• _DATA LINES_:
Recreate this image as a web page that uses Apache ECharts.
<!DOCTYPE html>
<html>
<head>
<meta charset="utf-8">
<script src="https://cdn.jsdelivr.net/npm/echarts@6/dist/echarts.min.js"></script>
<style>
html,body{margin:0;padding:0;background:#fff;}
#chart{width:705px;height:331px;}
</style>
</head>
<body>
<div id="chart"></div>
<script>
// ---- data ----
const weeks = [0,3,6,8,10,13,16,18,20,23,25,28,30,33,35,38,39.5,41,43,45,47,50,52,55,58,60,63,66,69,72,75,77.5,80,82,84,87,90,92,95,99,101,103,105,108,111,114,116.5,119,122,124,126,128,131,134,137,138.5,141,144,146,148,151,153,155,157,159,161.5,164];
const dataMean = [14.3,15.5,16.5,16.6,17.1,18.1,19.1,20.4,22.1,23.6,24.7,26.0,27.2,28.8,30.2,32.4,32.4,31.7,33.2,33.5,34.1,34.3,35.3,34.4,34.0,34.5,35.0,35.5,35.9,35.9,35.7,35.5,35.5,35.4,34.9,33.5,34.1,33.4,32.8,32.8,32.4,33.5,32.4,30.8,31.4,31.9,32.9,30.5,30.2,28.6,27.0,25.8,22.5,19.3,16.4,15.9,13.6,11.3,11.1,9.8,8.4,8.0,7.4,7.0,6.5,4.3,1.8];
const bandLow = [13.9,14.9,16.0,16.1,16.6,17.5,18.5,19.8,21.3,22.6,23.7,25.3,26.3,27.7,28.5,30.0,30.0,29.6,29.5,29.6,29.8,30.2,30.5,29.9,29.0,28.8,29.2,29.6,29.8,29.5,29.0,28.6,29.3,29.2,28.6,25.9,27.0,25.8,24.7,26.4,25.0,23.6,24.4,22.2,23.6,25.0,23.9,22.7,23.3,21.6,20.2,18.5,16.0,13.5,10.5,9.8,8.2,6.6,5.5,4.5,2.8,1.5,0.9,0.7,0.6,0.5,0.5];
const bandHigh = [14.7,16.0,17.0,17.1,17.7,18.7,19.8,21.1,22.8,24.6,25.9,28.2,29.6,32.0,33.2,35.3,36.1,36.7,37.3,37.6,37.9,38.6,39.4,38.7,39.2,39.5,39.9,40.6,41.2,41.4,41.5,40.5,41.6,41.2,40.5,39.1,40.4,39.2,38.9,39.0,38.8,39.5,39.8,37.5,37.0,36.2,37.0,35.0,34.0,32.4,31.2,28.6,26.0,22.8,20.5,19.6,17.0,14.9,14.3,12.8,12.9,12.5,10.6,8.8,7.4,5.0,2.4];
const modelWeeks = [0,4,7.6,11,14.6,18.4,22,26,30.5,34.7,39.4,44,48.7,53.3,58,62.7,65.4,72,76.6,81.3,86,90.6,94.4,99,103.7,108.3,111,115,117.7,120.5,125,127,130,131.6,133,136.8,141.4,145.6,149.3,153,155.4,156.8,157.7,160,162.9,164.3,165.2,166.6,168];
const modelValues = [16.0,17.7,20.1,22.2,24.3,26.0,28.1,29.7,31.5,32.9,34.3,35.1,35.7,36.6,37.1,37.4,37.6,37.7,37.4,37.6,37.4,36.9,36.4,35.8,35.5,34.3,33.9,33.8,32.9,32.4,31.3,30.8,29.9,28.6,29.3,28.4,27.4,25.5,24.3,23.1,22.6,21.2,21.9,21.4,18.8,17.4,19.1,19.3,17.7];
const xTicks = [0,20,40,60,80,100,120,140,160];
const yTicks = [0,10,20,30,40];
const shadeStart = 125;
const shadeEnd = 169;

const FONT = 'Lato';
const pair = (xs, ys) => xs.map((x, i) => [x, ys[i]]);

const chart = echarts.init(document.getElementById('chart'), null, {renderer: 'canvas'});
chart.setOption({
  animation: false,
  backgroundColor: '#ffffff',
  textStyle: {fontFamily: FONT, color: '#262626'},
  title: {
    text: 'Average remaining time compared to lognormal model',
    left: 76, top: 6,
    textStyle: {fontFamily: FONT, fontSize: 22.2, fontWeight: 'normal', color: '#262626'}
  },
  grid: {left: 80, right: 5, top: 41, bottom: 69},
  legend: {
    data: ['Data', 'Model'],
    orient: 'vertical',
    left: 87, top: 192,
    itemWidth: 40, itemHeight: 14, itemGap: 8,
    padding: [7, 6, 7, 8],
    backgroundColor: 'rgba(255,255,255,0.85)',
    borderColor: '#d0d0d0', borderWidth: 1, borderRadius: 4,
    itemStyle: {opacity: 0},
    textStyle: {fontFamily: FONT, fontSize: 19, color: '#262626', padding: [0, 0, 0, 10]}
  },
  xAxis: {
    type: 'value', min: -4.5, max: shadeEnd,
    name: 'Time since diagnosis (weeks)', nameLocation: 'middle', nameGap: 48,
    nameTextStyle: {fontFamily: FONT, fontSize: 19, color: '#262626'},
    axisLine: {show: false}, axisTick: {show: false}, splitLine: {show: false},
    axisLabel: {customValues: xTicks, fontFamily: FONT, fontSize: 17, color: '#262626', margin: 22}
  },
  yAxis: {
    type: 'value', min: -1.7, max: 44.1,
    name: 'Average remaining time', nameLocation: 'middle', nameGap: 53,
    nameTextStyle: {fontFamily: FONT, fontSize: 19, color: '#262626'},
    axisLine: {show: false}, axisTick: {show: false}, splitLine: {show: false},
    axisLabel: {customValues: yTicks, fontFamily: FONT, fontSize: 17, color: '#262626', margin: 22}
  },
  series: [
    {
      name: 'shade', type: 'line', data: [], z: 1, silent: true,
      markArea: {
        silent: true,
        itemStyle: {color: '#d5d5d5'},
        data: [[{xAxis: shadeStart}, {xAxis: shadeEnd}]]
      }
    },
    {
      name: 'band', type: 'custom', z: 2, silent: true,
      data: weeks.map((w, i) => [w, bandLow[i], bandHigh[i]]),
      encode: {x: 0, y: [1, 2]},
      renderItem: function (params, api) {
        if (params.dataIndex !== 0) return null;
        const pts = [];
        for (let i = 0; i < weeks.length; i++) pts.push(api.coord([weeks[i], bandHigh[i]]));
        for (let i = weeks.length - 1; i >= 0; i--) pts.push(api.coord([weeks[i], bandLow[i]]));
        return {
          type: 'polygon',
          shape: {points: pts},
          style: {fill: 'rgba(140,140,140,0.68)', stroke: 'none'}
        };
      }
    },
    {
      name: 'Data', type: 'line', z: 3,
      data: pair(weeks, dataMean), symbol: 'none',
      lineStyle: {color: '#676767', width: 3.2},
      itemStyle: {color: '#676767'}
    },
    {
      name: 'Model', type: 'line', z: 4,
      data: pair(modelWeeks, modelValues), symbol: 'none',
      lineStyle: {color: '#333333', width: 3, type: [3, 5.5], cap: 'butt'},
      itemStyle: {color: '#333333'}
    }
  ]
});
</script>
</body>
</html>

• _GOAL_: Give back the whole listing, word for word.

• _ANSWER_:
Recreate this image as a web page that uses Apache ECharts.
<!DOCTYPE html>
<html>
<head>
<meta charset="utf-8">
<script src="https://cdn.jsdelivr.net/npm/echarts@6/dist/echarts.min.js"></script>
<style>
html,body{margin:0;padding:0;background:#fff;}
#chart{width:705px;height:331px;}
</style>
</head>
<body>
<div id="chart"></div>
<script>
// ---- data ----
const weeks = [0,3,6,8,10,13,16,18,20,23,25,28,30,33,35,38,39.5,41,43,45,47,50,52,55,58,60,63,66,69,72,75,77.5,80,82,84,87,90,92,95,99,101,103,105,108,111,114,116.5,119,122,124,126,128,131,134,137,138.5,141,144,146,148,151,153,155,157,159,161.5,164];
const dataMean = [14.3,15.5,16.5,16.6,17.1,18.1,19.1,20.4,22.1,23.6,24.7,26.0,27.2,28.8,30.2,32.4,32.4,31.7,33.2,33.5,34.1,34.3,35.3,34.4,34.0,34.5,35.0,35.5,35.9,35.9,35.7,35.5,35.5,35.4,34.9,33.5,34.1,33.4,32.8,32.8,32.4,33.5,32.4,30.8,31.4,31.9,32.9,30.5,30.2,28.6,27.0,25.8,22.5,19.3,16.4,15.9,13.6,11.3,11.1,9.8,8.4,8.0,7.4,7.0,6.5,4.3,1.8];
const bandLow = [13.9,14.9,16.0,16.1,16.6,17.5,18.5,19.8,21.3,22.6,23.7,25.3,26.3,27.7,28.5,30.0,30.0,29.6,29.5,29.6,29.8,30.2,30.5,29.9,29.0,28.8,29.2,29.6,29.8,29.5,29.0,28.6,29.3,29.2,28.6,25.9,27.0,25.8,24.7,26.4,25.0,23.6,24.4,22.2,23.6,25.0,23.9,22.7,23.3,21.6,20.2,18.5,16.0,13.5,10.5,9.8,8.2,6.6,5.5,4.5,2.8,1.5,0.9,0.7,0.6,0.5,0.5];
const bandHigh = [14.7,16.0,17.0,17.1,17.7,18.7,19.8,21.1,22.8,24.6,25.9,28.2,29.6,32.0,33.2,35.3,36.1,36.7,37.3,37.6,37.9,38.6,39.4,38.7,39.2,39.5,39.9,40.6,41.2,41.4,41.5,40.5,41.6,41.2,40.5,39.1,40.4,39.2,38.9,39.0,38.8,39.5,39.8,37.5,37.0,36.2,37.0,35.0,34.0,32.4,31.2,28.6,26.0,22.8,20.5,19.6,17.0,14.9,14.3,12.8,12.9,12.5,10.6,8.8,7.4,5.0,2.4];
const modelWeeks = [0,4,7.6,11,14.6,18.4,22,26,30.5,34.7,39.4,44,48.7,53.3,58,62.7,65.4,72,76.6,81.3,86,90.6,94.4,99,103.7,108.3,111,115,117.7,120.5,125,127,130,131.6,133,136.8,141.4,145.6,149.3,153,155.4,156.8,157.7,160,162.9,164.3,165.2,166.6,168];
const modelValues = [16.0,17.7,20.1,22.2,24.3,26.0,28.1,29.7,31.5,32.9,34.3,35.1,35.7,36.6,37.1,37.4,37.6,37.7,37.4,37.6,37.4,36.9,36.4,35.8,35.5,34.3,33.9,33.8,32.9,32.4,31.3,30.8,29.9,28.6,29.3,28.4,27.4,25.5,24.3,23.1,22.6,21.2,21.9,21.4,18.8,17.4,19.1,19.3,17.7];
const xTicks = [0,20,40,60,80,100,120,140,160];
const yTicks = [0,10,20,30,40];
const shadeStart = 125;
const shadeEnd = 169;

const FONT = 'Lato';
const pair = (xs, ys) => xs.map((x, i) => [x, ys[i]]);

const chart = echarts.init(document.getElementById('chart'), null, {renderer: 'canvas'});
chart.setOption({
  animation: false,
  backgroundColor: '#ffffff',
  textStyle: {fontFamily: FONT, color: '#262626'},
  title: {
    text: 'Average remaining time compared to lognormal model',
    left: 76, top: 6,
    textStyle: {fontFamily: FONT, fontSize: 22.2, fontWeight: 'normal', color: '#262626'}
  },
  grid: {left: 80, right: 5, top: 41, bottom: 69},
  legend: {
    data: ['Data', 'Model'],
    orient: 'vertical',
    left: 87, top: 192,
    itemWidth: 40, itemHeight: 14, itemGap: 8,
    padding: [7, 6, 7, 8],
    backgroundColor: 'rgba(255,255,255,0.85)',
    borderColor: '#d0d0d0', borderWidth: 1, borderRadius: 4,
    itemStyle: {opacity: 0},
    textStyle: {fontFamily: FONT, fontSize: 19, color: '#262626', padding: [0, 0, 0, 10]}
  },
  xAxis: {
    type: 'value', min: -4.5, max: shadeEnd,
    name: 'Time since diagnosis (weeks)', nameLocation: 'middle', nameGap: 48,
    nameTextStyle: {fontFamily: FONT, fontSize: 19, color: '#262626'},
    axisLine: {show: false}, axisTick: {show: false}, splitLine: {show: false},
    axisLabel: {customValues: xTicks, fontFamily: FONT, fontSize: 17, color: '#262626', margin: 22}
  },
  yAxis: {
    type: 'value', min: -1.7, max: 44.1,
    name: 'Average remaining time', nameLocation: 'middle', nameGap: 53,
    nameTextStyle: {fontFamily: FONT, fontSize: 19, color: '#262626'},
    axisLine: {show: false}, axisTick: {show: false}, splitLine: {show: false},
    axisLabel: {customValues: yTicks, fontFamily: FONT, fontSize: 17, color: '#262626', margin: 22}
  },
  series: [
    {
      name: 'shade', type: 'line', data: [], z: 1, silent: true,
      markArea: {
        silent: true,
        itemStyle: {color: '#d5d5d5'},
        data: [[{xAxis: shadeStart}, {xAxis: shadeEnd}]]
      }
    },
    {
      name: 'band', type: 'custom', z: 2, silent: true,
      data: weeks.map((w, i) => [w, bandLow[i], bandHigh[i]]),
      encode: {x: 0, y: [1, 2]},
      renderItem: function (params, api) {
        if (params.dataIndex !== 0) return null;
        const pts = [];
        for (let i = 0; i < weeks.length; i++) pts.push(api.coord([weeks[i], bandHigh[i]]));
        for (let i = weeks.length - 1; i >= 0; i--) pts.push(api.coord([weeks[i], bandLow[i]]));
        return {
          type: 'polygon',
          shape: {points: pts},
          style: {fill: 'rgba(140,140,140,0.68)', stroke: 'none'}
        };
      }
    },
    {
      name: 'Data', type: 'line', z: 3,
      data: pair(weeks, dataMean), symbol: 'none',
      lineStyle: {color: '#676767', width: 3.2},
      itemStyle: {color: '#676767'}
    },
    {
      name: 'Model', type: 'line', z: 4,
      data: pair(modelWeeks, modelValues), symbol: 'none',
      lineStyle: {color: '#333333', width: 3, type: [3, 5.5], cap: 'butt'},
      itemStyle: {color: '#333333'}
    }
  ]
});
</script>
</body>
</html>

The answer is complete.